Needless to say, before Russia's two year aerial bombardment supporting Syrian, Hezbollah, and Iranian ground forces, Mr. al-Assad's regime was undoubtedly in jeopardy. Hence, Mr. al-Assad's warm embrace of Mr. Putin on the tarmac of Russia's Hmeymim air base in Syria was that of a man thankful for his very survival. Russia's entrance into the Syrian war to prop up Mr. al-Assad would put an end to American wrangling about whether U.S. President Barack Obama should intervene in the Syrian conflict to stop the bloodshed and outpouring stream of refugees. The costs of intervention would now be too high for Mr. Obama and the benefits uncertain as ever.
On the heels of a popular occupation of Eastern Ukraine done in the name of "protecting" Russian-speaking communities, Mr. Putin would use the Syrian intervention to restore a bruised image of Russia as a global superpower. This despite the fact that Russia is, by all accounts, a declining economic power controlled by crony capitalists that suck the riches from a petro-state characterized by low productivity and innovation. As astute Kremlin watchers note, Mr. Putin need not fill the fridge of an average Russian if he can control the TV to fill them with nationalist pride.
Mr. Putin's showboating in Syria serves to create more hollow nationalism for the Russian public's consumption. It is not a coincidence that Mr. Putin's claim of victory in Syria comes as the international coalition is declaring the end of ISIS's self-proclaimed caliphate. Mr. Putin would like his people to believe his forces were in Syria to fight the ISIS terrorist network, which had seized nearly a third of Syrian territory. With the exception of Russia's liberation of Palmyra from ISIS, Russian forces were more likely helping to prop up the al-Assad regime, guilty of killing nearly 200,000 of its own civilians, than engaging in any fight against ISIS.
ISIS was defeated thanks to predominantly Kurdish-Syrian forces in the East and Turkish-backed forces in the North. Across the border, the Iraqi army, Iranian-backed militia, and Kurdish Peshmerga forces cleared ISIS from its Iraqi territories. Across the Syrian and Iraqi landscape, it was Western governments' air power that supported the ground forces who liberated territory from ISIS's grip. Russian media will skirt over these details and Mr. Putin will no doubt try to take credit for the defeat of ISIS.

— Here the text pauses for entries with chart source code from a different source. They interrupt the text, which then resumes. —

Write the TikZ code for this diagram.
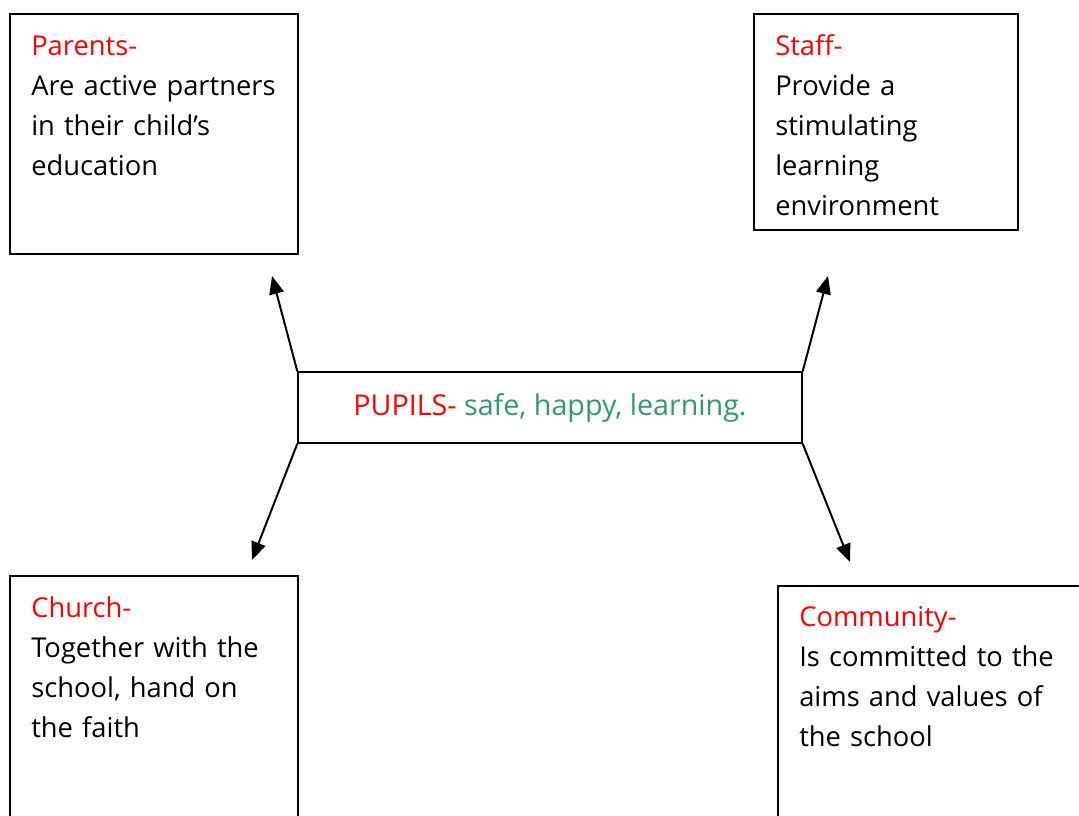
\documentclass[tikz,border=0pt]{standalone}
\usepackage{fontspec}
\setmainfont{Open Sans}
\usetikzlibrary{arrows.meta}

\definecolor{pupilgreen}{RGB}{51,153,102}

\begin{document}
\begin{tikzpicture}[x=0.75pt,y=-0.75pt,
  box/.style={draw, rectangle, line width=1pt, inner sep=0pt},
  txt/.style={anchor=base west, align=left, text width=210pt, inner sep=0pt,
    font=\fontsize{20.5}{30}\selectfont},
  link/.style={draw, line width=1.5pt, -{Triangle[length=13.5pt,width=11pt]}}]
\useasboundingbox (0,0) rectangle (1079,816);
\clip (0,0) rectangle (1079,816);
\node[box, minimum width=216pt, minimum height=180pt] (parents) at (154,134) {};
\node[box, minimum width=198pt, minimum height=162pt] (staff) at (886,122) {};
\node[box, minimum width=378pt, minimum height=53.25pt] (pupils) at (550,407.5) {};
\node[box, minimum width=216pt, minimum height=190.5pt] (church) at (154,703) {};
\node[box, minimum width=241.5pt, minimum height=183pt] (community) at (939,708) {};
\node[txt] (parentsText) at (31,56) {\textcolor{red}{Parents-}\\Are active partners\\in their child’s\\education};
\node[txt] (staffText) at (775,56) {\textcolor{red}{Staff-}\\Provide a\\stimulating\\learning\\environment};
\node[font=\fontsize{21.5}{30}\selectfont] (pupilsText) at (pupils) {\textcolor{red}{PUPILS-} \textcolor{pupilgreen}{safe, happy, learning.}};
\node[txt] (churchText) at (31,618) {\textcolor{red}{Church-}\\Together with the\\school, hand on\\the faith};
\node[txt] (communityText) at (799,627) {\textcolor{red}{Community-}\\Is committed to the\\aims and values of\\the school};
\coordinate (parentsTip) at (272,276);
\coordinate (staffTip) at (828,276);
\coordinate (churchTip) at (252,560);
\coordinate (communityTip) at (850,562);
\path[link] (pupils.north west) -- (parentsTip);
\path[link] (pupils.north east) -- (staffTip);
\path[link] (pupils.south west) -- (churchTip);
\path[link] (pupils.south east) -- (communityTip);
\end{tikzpicture}
\end{document}
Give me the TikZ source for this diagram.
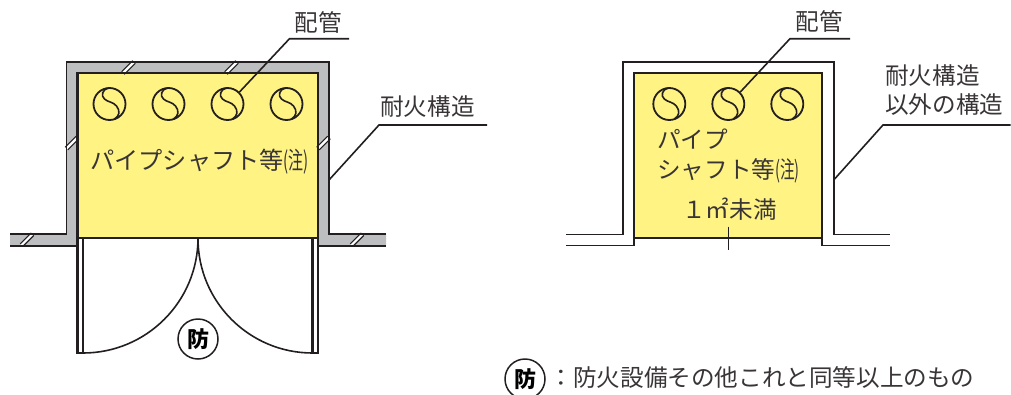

The timing of Mr. Putin's visit to Syria is also about domestic politics. A few days earlier, he stood in front of an automobile factory and responded to a staged question about whether he would run for another term as President. The sly Putin announced that he would indeed run again in the March election. His eventual victory is not in doubt; he controls nearly 80 per cent of Russian media, critical journalists have been mysteriously killed, and his alpha male image as a leader who resurrected Russia's image as a global superpower makes him extremely popular. If, or safe to say, when Mr. Putin wins the 2018 election, he will govern until 2024, a reign nearly as long as Joseph Stalin's.
Despite the optics, we are not one step closer to peace in Syria, because the country is run by hundreds of warlords and militias. The al-Assad regime controls Damascus, but he emboldened and then bequeathed power to thugs and warlords who govern outside the capital. The Syrian opposition, both armed and unarmed, have been pacified for now.
Despite announcing the pulling of some troops, Mr. Putin affirmed that Russia's air and naval base will remain steadfast in Syria. Dependency on oil exports in an age of stagnant oil prices means Russians will need further television coverage of Mr. Putin's global gambits to fill the void of economic prosperity. Good thing Mr. Putin will hold his marathon four-hour diatribe on Russian TV this Thursday.